= To do =
Leave out the pictures and repeat exactly the lines between the one containing "Clone this chart in D3.js." and the one containing "const plotTop = 271.7, plotBottom", inclusive.

___ Data entries

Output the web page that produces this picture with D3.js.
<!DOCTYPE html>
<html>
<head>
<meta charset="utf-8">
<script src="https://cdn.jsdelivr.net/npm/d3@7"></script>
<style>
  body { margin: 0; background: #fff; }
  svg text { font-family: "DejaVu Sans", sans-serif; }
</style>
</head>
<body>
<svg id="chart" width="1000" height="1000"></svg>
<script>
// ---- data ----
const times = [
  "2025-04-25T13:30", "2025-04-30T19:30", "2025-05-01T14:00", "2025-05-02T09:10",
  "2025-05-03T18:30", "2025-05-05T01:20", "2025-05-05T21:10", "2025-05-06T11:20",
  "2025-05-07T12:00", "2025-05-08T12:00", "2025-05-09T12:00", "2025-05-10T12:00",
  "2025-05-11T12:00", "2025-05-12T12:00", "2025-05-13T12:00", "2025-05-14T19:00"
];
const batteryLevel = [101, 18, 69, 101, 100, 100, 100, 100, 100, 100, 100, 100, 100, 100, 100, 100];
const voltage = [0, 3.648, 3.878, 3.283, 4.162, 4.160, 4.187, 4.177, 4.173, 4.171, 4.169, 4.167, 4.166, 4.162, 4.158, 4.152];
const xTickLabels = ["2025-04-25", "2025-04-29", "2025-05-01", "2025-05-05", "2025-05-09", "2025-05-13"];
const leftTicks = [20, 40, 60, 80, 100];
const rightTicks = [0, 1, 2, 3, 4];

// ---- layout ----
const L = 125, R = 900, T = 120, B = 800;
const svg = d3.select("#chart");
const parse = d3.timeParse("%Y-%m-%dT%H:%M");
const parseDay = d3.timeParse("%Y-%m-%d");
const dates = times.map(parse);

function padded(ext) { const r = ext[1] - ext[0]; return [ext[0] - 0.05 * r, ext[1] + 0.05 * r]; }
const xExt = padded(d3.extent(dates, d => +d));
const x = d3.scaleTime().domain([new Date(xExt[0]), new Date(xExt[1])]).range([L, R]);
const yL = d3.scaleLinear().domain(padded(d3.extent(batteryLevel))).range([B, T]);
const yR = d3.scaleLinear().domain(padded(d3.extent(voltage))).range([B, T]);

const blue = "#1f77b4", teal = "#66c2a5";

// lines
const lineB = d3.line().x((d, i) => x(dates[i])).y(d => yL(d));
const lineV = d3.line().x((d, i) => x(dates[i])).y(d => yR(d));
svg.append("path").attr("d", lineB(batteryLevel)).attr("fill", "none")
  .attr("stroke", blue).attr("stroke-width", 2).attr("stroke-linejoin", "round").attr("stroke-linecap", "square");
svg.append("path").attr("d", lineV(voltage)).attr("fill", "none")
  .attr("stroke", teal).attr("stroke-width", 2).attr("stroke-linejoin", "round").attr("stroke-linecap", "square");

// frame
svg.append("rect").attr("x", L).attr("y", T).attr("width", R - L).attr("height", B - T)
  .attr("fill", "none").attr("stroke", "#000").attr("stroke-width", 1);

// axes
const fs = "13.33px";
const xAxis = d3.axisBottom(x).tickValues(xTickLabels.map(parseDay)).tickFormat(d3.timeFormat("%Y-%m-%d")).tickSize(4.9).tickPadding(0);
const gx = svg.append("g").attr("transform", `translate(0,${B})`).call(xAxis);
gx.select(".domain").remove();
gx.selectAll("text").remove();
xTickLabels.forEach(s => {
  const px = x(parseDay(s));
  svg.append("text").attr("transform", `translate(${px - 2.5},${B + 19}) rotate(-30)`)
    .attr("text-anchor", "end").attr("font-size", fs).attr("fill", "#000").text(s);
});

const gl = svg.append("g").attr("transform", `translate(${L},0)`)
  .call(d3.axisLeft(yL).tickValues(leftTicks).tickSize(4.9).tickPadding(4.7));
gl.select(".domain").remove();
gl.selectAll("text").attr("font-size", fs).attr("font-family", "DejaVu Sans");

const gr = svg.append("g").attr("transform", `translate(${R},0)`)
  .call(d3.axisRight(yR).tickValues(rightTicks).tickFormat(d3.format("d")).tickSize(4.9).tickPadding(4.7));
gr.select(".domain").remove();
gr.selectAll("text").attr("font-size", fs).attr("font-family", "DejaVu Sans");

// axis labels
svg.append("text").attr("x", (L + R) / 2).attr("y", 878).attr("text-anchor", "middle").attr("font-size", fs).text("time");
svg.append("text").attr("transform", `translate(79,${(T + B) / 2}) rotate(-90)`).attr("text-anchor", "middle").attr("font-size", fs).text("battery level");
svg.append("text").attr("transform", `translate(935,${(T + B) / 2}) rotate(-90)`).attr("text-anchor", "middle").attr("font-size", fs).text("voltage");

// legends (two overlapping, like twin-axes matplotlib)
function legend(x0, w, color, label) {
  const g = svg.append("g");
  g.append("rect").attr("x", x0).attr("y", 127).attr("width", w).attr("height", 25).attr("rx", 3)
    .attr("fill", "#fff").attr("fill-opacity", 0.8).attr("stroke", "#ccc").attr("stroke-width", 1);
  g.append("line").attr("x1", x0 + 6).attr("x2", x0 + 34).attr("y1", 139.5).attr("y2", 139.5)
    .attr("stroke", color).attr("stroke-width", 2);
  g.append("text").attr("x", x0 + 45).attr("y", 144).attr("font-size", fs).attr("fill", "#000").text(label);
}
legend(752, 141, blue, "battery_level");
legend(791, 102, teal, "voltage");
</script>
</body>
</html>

______
___ Data entries

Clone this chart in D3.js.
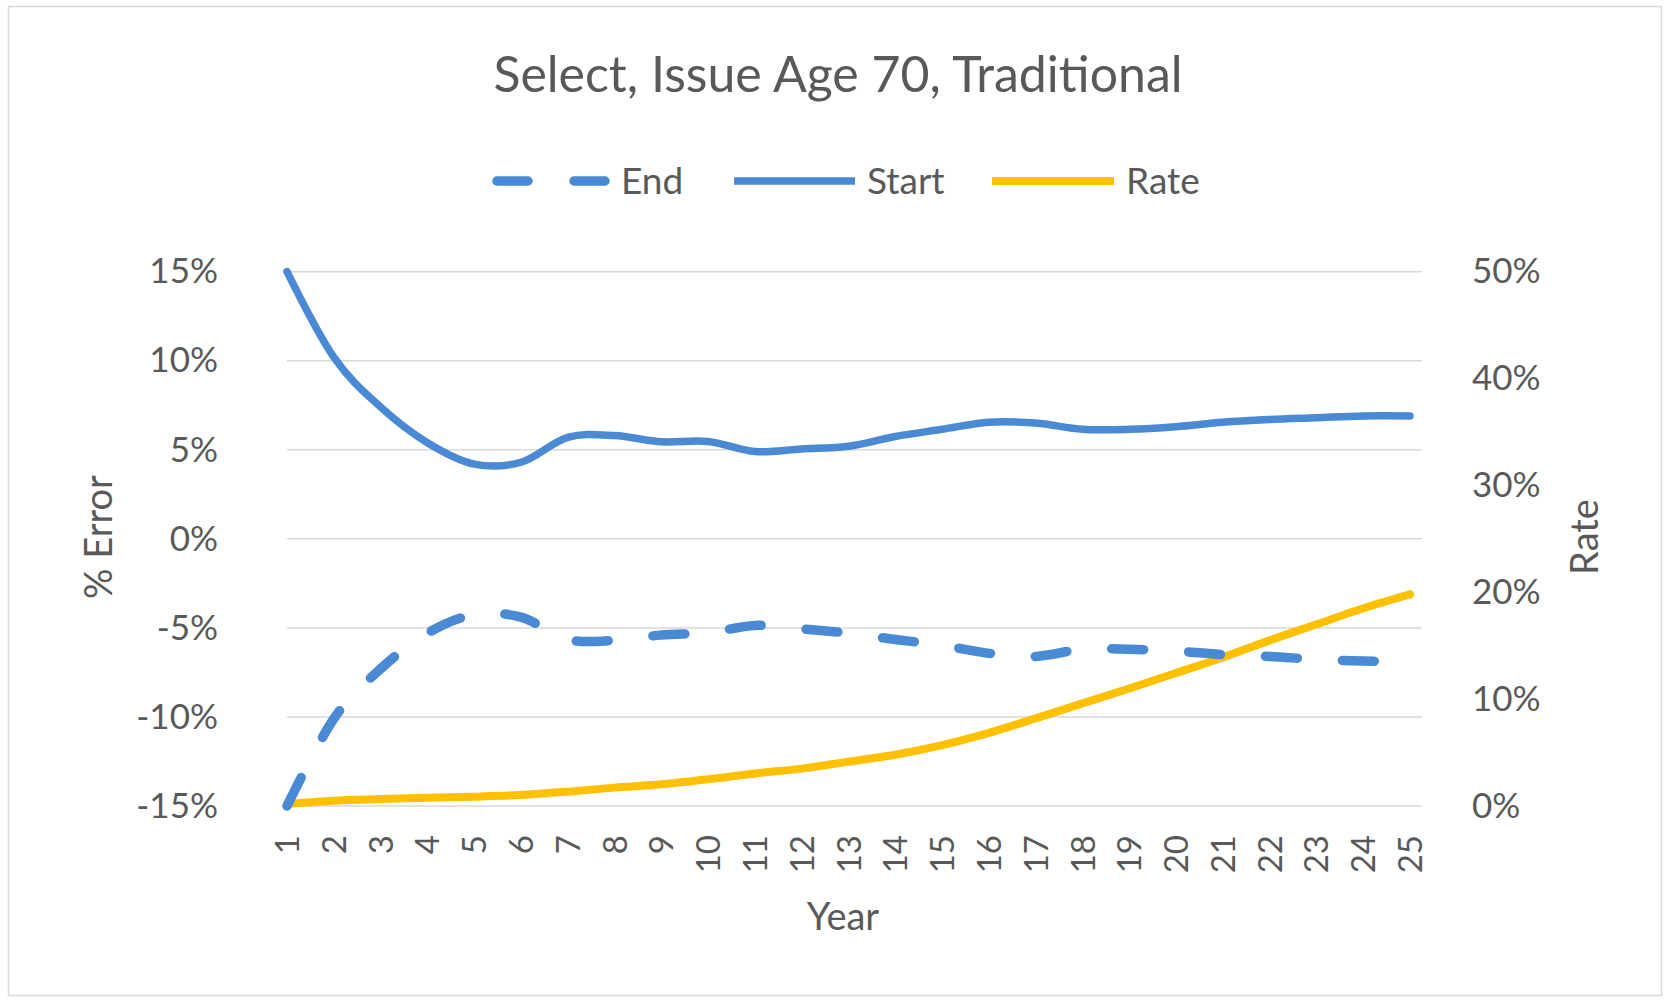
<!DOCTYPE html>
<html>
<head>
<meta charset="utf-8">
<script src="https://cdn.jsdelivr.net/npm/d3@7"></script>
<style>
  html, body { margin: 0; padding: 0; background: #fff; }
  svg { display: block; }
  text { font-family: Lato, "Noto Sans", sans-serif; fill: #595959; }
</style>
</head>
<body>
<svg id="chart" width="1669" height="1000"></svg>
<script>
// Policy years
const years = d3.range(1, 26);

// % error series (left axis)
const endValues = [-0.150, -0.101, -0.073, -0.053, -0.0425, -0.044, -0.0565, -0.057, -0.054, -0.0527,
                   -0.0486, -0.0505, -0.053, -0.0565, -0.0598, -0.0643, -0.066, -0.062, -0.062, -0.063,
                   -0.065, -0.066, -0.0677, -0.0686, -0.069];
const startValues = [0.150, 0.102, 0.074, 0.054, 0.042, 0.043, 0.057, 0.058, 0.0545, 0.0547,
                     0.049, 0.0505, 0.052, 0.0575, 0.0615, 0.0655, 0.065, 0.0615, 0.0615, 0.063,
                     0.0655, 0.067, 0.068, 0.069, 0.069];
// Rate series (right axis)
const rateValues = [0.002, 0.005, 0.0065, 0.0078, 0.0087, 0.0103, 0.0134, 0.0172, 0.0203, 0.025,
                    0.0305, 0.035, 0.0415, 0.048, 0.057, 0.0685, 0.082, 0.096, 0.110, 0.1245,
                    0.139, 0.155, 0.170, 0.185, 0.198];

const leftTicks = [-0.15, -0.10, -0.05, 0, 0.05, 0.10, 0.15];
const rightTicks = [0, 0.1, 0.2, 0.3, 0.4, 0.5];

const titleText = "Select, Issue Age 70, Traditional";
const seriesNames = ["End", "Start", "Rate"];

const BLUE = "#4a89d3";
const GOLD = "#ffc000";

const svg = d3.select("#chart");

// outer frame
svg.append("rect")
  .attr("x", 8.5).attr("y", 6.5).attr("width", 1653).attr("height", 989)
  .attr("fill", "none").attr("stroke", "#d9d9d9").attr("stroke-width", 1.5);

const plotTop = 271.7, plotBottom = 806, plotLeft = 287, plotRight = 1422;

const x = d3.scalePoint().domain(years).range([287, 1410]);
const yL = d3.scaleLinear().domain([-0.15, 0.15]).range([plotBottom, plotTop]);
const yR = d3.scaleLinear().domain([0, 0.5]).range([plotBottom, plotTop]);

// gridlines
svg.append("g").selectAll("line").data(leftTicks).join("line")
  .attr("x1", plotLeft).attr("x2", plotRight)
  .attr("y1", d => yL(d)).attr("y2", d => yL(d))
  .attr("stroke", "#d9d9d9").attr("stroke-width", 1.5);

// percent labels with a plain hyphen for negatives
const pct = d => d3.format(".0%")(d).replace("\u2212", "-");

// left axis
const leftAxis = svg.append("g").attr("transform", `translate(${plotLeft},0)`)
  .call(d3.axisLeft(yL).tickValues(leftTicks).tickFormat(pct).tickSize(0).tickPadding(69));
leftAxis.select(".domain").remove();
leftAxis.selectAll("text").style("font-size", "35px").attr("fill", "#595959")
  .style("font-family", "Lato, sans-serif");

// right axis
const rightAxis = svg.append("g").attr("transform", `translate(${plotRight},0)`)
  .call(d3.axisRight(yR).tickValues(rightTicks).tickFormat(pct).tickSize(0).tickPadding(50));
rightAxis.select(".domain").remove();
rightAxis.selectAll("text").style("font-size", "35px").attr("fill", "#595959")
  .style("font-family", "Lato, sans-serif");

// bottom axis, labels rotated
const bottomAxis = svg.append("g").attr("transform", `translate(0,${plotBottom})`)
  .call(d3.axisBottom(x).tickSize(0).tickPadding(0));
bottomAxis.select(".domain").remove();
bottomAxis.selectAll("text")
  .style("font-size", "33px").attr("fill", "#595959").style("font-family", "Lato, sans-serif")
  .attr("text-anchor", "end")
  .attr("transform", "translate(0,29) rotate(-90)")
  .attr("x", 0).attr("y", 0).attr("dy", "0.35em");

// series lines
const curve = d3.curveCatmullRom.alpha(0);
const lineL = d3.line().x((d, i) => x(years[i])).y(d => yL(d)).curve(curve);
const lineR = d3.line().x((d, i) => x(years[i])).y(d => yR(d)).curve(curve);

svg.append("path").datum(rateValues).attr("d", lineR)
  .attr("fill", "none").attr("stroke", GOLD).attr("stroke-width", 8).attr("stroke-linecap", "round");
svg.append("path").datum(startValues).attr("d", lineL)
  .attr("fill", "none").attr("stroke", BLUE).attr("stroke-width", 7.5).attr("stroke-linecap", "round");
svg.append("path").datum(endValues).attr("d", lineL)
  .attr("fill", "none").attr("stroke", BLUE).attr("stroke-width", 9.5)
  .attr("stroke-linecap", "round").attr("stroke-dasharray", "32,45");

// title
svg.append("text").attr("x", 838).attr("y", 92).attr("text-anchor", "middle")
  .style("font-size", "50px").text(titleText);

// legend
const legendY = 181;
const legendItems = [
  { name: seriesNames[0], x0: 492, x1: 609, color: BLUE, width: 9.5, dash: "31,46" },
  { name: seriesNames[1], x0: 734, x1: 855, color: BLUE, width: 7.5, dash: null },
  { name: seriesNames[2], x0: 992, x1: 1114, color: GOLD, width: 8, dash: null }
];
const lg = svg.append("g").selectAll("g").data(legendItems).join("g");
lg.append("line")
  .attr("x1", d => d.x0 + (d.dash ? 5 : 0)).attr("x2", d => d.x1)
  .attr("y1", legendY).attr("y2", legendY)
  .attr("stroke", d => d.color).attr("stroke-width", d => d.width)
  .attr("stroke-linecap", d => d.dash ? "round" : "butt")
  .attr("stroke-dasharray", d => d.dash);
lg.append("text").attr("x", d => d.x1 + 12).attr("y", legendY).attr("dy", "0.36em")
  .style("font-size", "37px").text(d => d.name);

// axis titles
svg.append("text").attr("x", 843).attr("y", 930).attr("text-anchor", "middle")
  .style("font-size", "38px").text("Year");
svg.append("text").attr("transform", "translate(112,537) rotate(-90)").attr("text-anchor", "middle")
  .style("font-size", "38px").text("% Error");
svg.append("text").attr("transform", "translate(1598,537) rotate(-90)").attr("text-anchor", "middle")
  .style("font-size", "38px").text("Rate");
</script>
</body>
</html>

______
___ Data entries

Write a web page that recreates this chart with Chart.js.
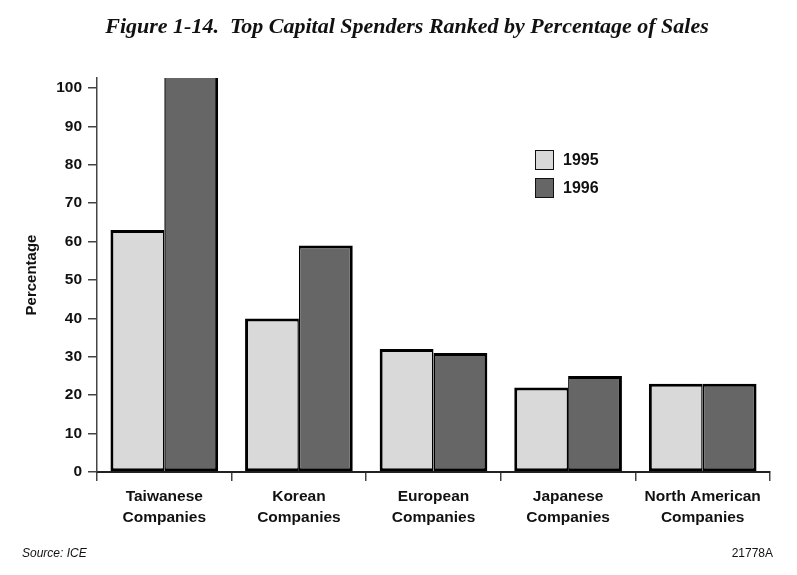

______

= Exercise answer =
Clone this chart in D3.js.
<!DOCTYPE html>
<html>
<head>
<meta charset="utf-8">
<script src="https://cdn.jsdelivr.net/npm/d3@7"></script>
<style>
  html, body { margin: 0; padding: 0; background: #fff; }
  svg { display: block; }
  text { font-family: Lato, "Noto Sans", sans-serif; fill: #595959; }
</style>
</head>
<body>
<svg id="chart" width="1669" height="1000"></svg>
<script>
// Policy years
const years = d3.range(1, 26);

// % error series (left axis)
const endValues = [-0.150, -0.101, -0.073, -0.053, -0.0425, -0.044, -0.0565, -0.057, -0.054, -0.0527,
                   -0.0486, -0.0505, -0.053, -0.0565, -0.0598, -0.0643, -0.066, -0.062, -0.062, -0.063,
                   -0.065, -0.066, -0.0677, -0.0686, -0.069];
const startValues = [0.150, 0.102, 0.074, 0.054, 0.042, 0.043, 0.057, 0.058, 0.0545, 0.0547,
                     0.049, 0.0505, 0.052, 0.0575, 0.0615, 0.0655, 0.065, 0.0615, 0.0615, 0.063,
                     0.0655, 0.067, 0.068, 0.069, 0.069];
// Rate series (right axis)
const rateValues = [0.002, 0.005, 0.0065, 0.0078, 0.0087, 0.0103, 0.0134, 0.0172, 0.0203, 0.025,
                    0.0305, 0.035, 0.0415, 0.048, 0.057, 0.0685, 0.082, 0.096, 0.110, 0.1245,
                    0.139, 0.155, 0.170, 0.185, 0.198];

const leftTicks = [-0.15, -0.10, -0.05, 0, 0.05, 0.10, 0.15];
const rightTicks = [0, 0.1, 0.2, 0.3, 0.4, 0.5];

const titleText = "Select, Issue Age 70, Traditional";
const seriesNames = ["End", "Start", "Rate"];

const BLUE = "#4a89d3";
const GOLD = "#ffc000";

const svg = d3.select("#chart");

// outer frame
svg.append("rect")
  .attr("x", 8.5).attr("y", 6.5).attr("width", 1653).attr("height", 989)
  .attr("fill", "none").attr("stroke", "#d9d9d9").attr("stroke-width", 1.5);

const plotTop = 271.7, plotBottom = 806, plotLeft = 287, plotRight = 1422;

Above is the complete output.